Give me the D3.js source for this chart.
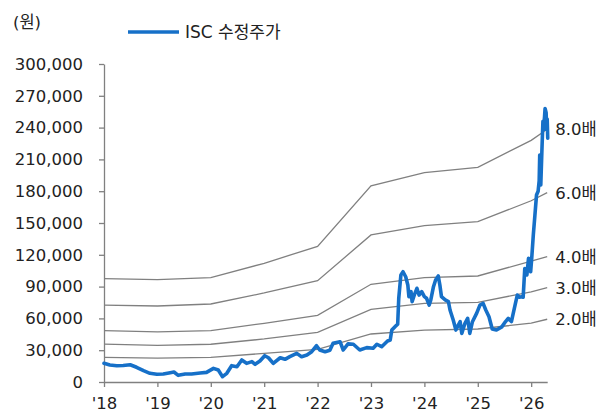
<!DOCTYPE html>
<html><head><meta charset="utf-8">
<script src="https://cdn.jsdelivr.net/npm/d3@7/dist/d3.min.js"></script>
<style>
html,body{margin:0;padding:0;background:#fff;}
svg{display:block;font-family:"DejaVu Sans","Noto Sans CJK KR",sans-serif;}
</style></head>
<body><svg id="c" width="612" height="418"></svg>
<script>
// ---- data ----
const yTicks = [0,30000,60000,90000,120000,150000,180000,210000,240000,270000,300000];
const xTicks = [2018,2019,2020,2021,2022,2023,2024,2025,2026];
const xTickLabels = ["'18","'19","'20","'21","'22","'23","'24","'25","'26"];
const unitLabel = "(원)";
const seriesName = "ISC 수정주가";

// price dates (decimal year) and adjusted price (thousand won)
const priceDates = [2018.00,2018.11,2018.24,2018.36,2018.49,2018.61,2018.74,2018.86,2018.99,2019.11,2019.24,2019.31,2019.39,2019.52,2019.64,2019.80,2019.92,
 2020.05,2020.14,2020.22,2020.30,2020.39,2020.49,2020.58,2020.67,2020.77,2020.83,2020.92,2021.01,2021.08,2021.17,2021.30,2021.39,2021.48,2021.61,2021.70,2021.80,2021.89,
 2021.98,2022.04,2022.14,2022.23,2022.29,2022.42,2022.48,2022.57,2022.67,2022.79,2022.92,2023.04,2023.11,2023.20,2023.31,2023.36,2023.39,2023.45,2023.50,2023.52,2023.56,2023.60,
 2023.65,2023.69,2023.71,2023.75,2023.77,2023.81,2023.86,2023.90,2023.95,2024.00,2024.04,2024.09,2024.12,2024.17,2024.21,2024.26,2024.29,2024.32,2024.39,2024.45,2024.48,
 2024.54,2024.59,2024.62,2024.67,2024.70,2024.76,2024.81,2024.85,2024.90,2024.98,2025.04,2025.10,2025.15,2025.21,2025.27,2025.35,2025.45,2025.52,2025.57,2025.63,2025.70,
 2025.74,2025.78,2025.82,2025.85,2025.88,2025.92,2025.95,2025.99,2026.01,2026.04,2026.07,2026.10,2026.13,2026.15,2026.16,2026.18,2026.20,2026.22,2026.23,2026.25,2026.26,
 2026.28,2026.29,2026.30,2026.31];
const priceValues = [17.6,16.0,15.4,15.6,16.3,13.9,10.7,8.2,7.3,7.5,8.8,9.4,6.3,7.5,7.5,8.5,9.1,
 12.9,11.3,5.0,8.2,15.4,14.4,20.8,17.6,19.2,16.7,19.8,24.8,22.9,17.6,22.9,21.4,23.9,27.0,23.9,25.5,28.6,
 34.2,30.2,28.6,30.0,36.5,38.0,30.2,36.0,35.6,30.2,32.4,31.8,35.6,33.3,38.7,39.6,49.0,52.2,54.5,79.0,101.0,104.0,
 99.3,91.5,80.5,85.2,75.8,82.0,88.4,82.0,85.2,80.5,79.0,72.6,77.4,89.9,96.2,100.0,91.5,80.5,77.4,75.8,67.9,
 58.5,49.0,52.2,56.9,45.9,55.4,60.1,45.9,56.9,65.0,72.6,74.2,67.9,61.6,50.0,49.0,52.0,57.0,60.0,57.0,73.0,
 82.0,80.0,80.5,80.0,107.0,101.0,116.7,104.0,116.7,138.7,157.5,176.4,180.0,190.0,214.0,186.0,217.0,246.0,238.0,250.0,258.0,
 254.0,238.0,248.0,230.0];

// PBR band lines (thousand won)
const bandDates = [2018,2019,2020,2021,2022,2023,2024,2025,2026,2026.30];
const band8 = [97.5,96.5,98.4,112,128,185,197.5,202.5,228,238.4];
const band6 = [72.6,71.7,73.6,84,95.6,138.7,147.5,151.2,171,178.6];
const band4 = [48.4,47.2,48.4,55.4,62.9,92.2,98.4,100,114,118.2];
const band3 = [35.8,34.6,35.6,40.6,46.9,68.6,74.2,75.2,85,89];
const band2 = [23.3,22.6,23.3,27,30.8,45.3,49,50,55.5,59.2];
const bandLabels = ["8.0배","6.0배","4.0배","3.0배","2.0배"];

// ---- chart ----
const svg = d3.select("#c");
const x = d3.scaleLinear().domain([2018, 2026.30]).range([104, 547.2]);
const y = d3.scaleLinear().domain([0, 300000]).range([382, 64]);
const textColor = "#222";
const axisColor = "#808080";

const yAxis = d3.axisLeft(y).tickValues(yTicks).tickFormat(d3.format(",")).tickSize(5).tickSizeOuter(0).tickPadding(16);
const gy = svg.append("g").attr("transform","translate(104,0)").call(yAxis);
const xAxis = d3.axisBottom(x).tickValues(xTicks).tickFormat((d,i)=>xTickLabels[i]).tickSize(5).tickSizeOuter(0).tickPadding(10);
const gx = svg.append("g").attr("transform","translate(0,382)").call(xAxis);
[gx,gy].forEach(g=>{
  g.select(".domain").attr("stroke",axisColor).attr("stroke-width",1.3);
  g.selectAll(".tick line").attr("stroke",axisColor).attr("stroke-width",1.3);
  g.selectAll(".tick text").attr("fill",textColor).style("font-size","16.5px").style("font-family","DejaVu Sans, Noto Sans CJK KR, sans-serif");
});

const bands = [band8,band6,band4,band3,band2];
const bandLine = d3.line().x((d,i)=>x(bandDates[i])).y(d=>y(d*1000));
bands.forEach((b,k)=>{
  svg.append("path").attr("d",bandLine(b)).attr("fill","none").attr("stroke","#808080").attr("stroke-width",1.3);
  svg.append("text").attr("x",x(bandDates[bandDates.length-1])+8).attr("y",y(b[b.length-1]*1000))
    .attr("dy","0.36em").attr("fill",textColor).style("font-size","16.5px").text(bandLabels[k]);
});

const priceLine = d3.line().x((d,i)=>x(priceDates[i])).y(d=>y(d*1000));
svg.append("path").attr("d",priceLine(priceValues)).attr("fill","none").attr("stroke","#1670c8")
  .attr("stroke-width",3.6).attr("stroke-linejoin","round").attr("stroke-linecap","round");

// unit label and legend
svg.append("text").attr("x",13).attr("y",28).attr("fill",textColor).style("font-size","16.5px").text(unitLabel);
svg.append("line").attr("x1",128).attr("x2",179).attr("y1",32).attr("y2",32).attr("stroke","#1670c8").attr("stroke-width",3.6);
svg.append("text").attr("x",185).attr("y",38).attr("fill",textColor).style("font-size","17px").text(seriesName);
</script></body></html>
────────────────────
- [EXERCISE DIRECTIONS]: Return each line from the material above exactly, but not the pictures.

- [RESULT OF THE TASK]:
Give me the D3.js source for this chart.
<!DOCTYPE html>
<html><head><meta charset="utf-8">
<script src="https://cdn.jsdelivr.net/npm/d3@7/dist/d3.min.js"></script>
<style>
html,body{margin:0;padding:0;background:#fff;}
svg{display:block;font-family:"DejaVu Sans","Noto Sans CJK KR",sans-serif;}
</style></head>
<body><svg id="c" width="612" height="418"></svg>
<script>
// ---- data ----
const yTicks = [0,30000,60000,90000,120000,150000,180000,210000,240000,270000,300000];
const xTicks = [2018,2019,2020,2021,2022,2023,2024,2025,2026];
const xTickLabels = ["'18","'19","'20","'21","'22","'23","'24","'25","'26"];
const unitLabel = "(원)";
const seriesName = "ISC 수정주가";

// price dates (decimal year) and adjusted price (thousand won)
const priceDates = [2018.00,2018.11,2018.24,2018.36,2018.49,2018.61,2018.74,2018.86,2018.99,2019.11,2019.24,2019.31,2019.39,2019.52,2019.64,2019.80,2019.92,
 2020.05,2020.14,2020.22,2020.30,2020.39,2020.49,2020.58,2020.67,2020.77,2020.83,2020.92,2021.01,2021.08,2021.17,2021.30,2021.39,2021.48,2021.61,2021.70,2021.80,2021.89,
 2021.98,2022.04,2022.14,2022.23,2022.29,2022.42,2022.48,2022.57,2022.67,2022.79,2022.92,2023.04,2023.11,2023.20,2023.31,2023.36,2023.39,2023.45,2023.50,2023.52,2023.56,2023.60,
 2023.65,2023.69,2023.71,2023.75,2023.77,2023.81,2023.86,2023.90,2023.95,2024.00,2024.04,2024.09,2024.12,2024.17,2024.21,2024.26,2024.29,2024.32,2024.39,2024.45,2024.48,
 2024.54,2024.59,2024.62,2024.67,2024.70,2024.76,2024.81,2024.85,2024.90,2024.98,2025.04,2025.10,2025.15,2025.21,2025.27,2025.35,2025.45,2025.52,2025.57,2025.63,2025.70,
 2025.74,2025.78,2025.82,2025.85,2025.88,2025.92,2025.95,2025.99,2026.01,2026.04,2026.07,2026.10,2026.13,2026.15,2026.16,2026.18,2026.20,2026.22,2026.23,2026.25,2026.26,
 2026.28,2026.29,2026.30,2026.31];
const priceValues = [17.6,16.0,15.4,15.6,16.3,13.9,10.7,8.2,7.3,7.5,8.8,9.4,6.3,7.5,7.5,8.5,9.1,
 12.9,11.3,5.0,8.2,15.4,14.4,20.8,17.6,19.2,16.7,19.8,24.8,22.9,17.6,22.9,21.4,23.9,27.0,23.9,25.5,28.6,
 34.2,30.2,28.6,30.0,36.5,38.0,30.2,36.0,35.6,30.2,32.4,31.8,35.6,33.3,38.7,39.6,49.0,52.2,54.5,79.0,101.0,104.0,
 99.3,91.5,80.5,85.2,75.8,82.0,88.4,82.0,85.2,80.5,79.0,72.6,77.4,89.9,96.2,100.0,91.5,80.5,77.4,75.8,67.9,
 58.5,49.0,52.2,56.9,45.9,55.4,60.1,45.9,56.9,65.0,72.6,74.2,67.9,61.6,50.0,49.0,52.0,57.0,60.0,57.0,73.0,
 82.0,80.0,80.5,80.0,107.0,101.0,116.7,104.0,116.7,138.7,157.5,176.4,180.0,190.0,214.0,186.0,217.0,246.0,238.0,250.0,258.0,
 254.0,238.0,248.0,230.0];

// PBR band lines (thousand won)
const bandDates = [2018,2019,2020,2021,2022,2023,2024,2025,2026,2026.30];
const band8 = [97.5,96.5,98.4,112,128,185,197.5,202.5,228,238.4];
const band6 = [72.6,71.7,73.6,84,95.6,138.7,147.5,151.2,171,178.6];
const band4 = [48.4,47.2,48.4,55.4,62.9,92.2,98.4,100,114,118.2];
const band3 = [35.8,34.6,35.6,40.6,46.9,68.6,74.2,75.2,85,89];
const band2 = [23.3,22.6,23.3,27,30.8,45.3,49,50,55.5,59.2];
const bandLabels = ["8.0배","6.0배","4.0배","3.0배","2.0배"];

// ---- chart ----
const svg = d3.select("#c");
const x = d3.scaleLinear().domain([2018, 2026.30]).range([104, 547.2]);
const y = d3.scaleLinear().domain([0, 300000]).range([382, 64]);
const textColor = "#222";
const axisColor = "#808080";

const yAxis = d3.axisLeft(y).tickValues(yTicks).tickFormat(d3.format(",")).tickSize(5).tickSizeOuter(0).tickPadding(16);
const gy = svg.append("g").attr("transform","translate(104,0)").call(yAxis);
const xAxis = d3.axisBottom(x).tickValues(xTicks).tickFormat((d,i)=>xTickLabels[i]).tickSize(5).tickSizeOuter(0).tickPadding(10);
const gx = svg.append("g").attr("transform","translate(0,382)").call(xAxis);
[gx,gy].forEach(g=>{
  g.select(".domain").attr("stroke",axisColor).attr("stroke-width",1.3);
  g.selectAll(".tick line").attr("stroke",axisColor).attr("stroke-width",1.3);
  g.selectAll(".tick text").attr("fill",textColor).style("font-size","16.5px").style("font-family","DejaVu Sans, Noto Sans CJK KR, sans-serif");
});

const bands = [band8,band6,band4,band3,band2];
const bandLine = d3.line().x((d,i)=>x(bandDates[i])).y(d=>y(d*1000));
bands.forEach((b,k)=>{
  svg.append("path").attr("d",bandLine(b)).attr("fill","none").attr("stroke","#808080").attr("stroke-width",1.3);
  svg.append("text").attr("x",x(bandDates[bandDates.length-1])+8).attr("y",y(b[b.length-1]*1000))
    .attr("dy","0.36em").attr("fill",textColor).style("font-size","16.5px").text(bandLabels[k]);
});

const priceLine = d3.line().x((d,i)=>x(priceDates[i])).y(d=>y(d*1000));
svg.append("path").attr("d",priceLine(priceValues)).attr("fill","none").attr("stroke","#1670c8")
  .attr("stroke-width",3.6).attr("stroke-linejoin","round").attr("stroke-linecap","round");

// unit label and legend
svg.append("text").attr("x",13).attr("y",28).attr("fill",textColor).style("font-size","16.5px").text(unitLabel);
svg.append("line").attr("x1",128).attr("x2",179).attr("y1",32).attr("y2",32).attr("stroke","#1670c8").attr("stroke-width",3.6);
svg.append("text").attr("x",185).attr("y",38).attr("fill",textColor).style("font-size","17px").text(seriesName);
</script></body></html>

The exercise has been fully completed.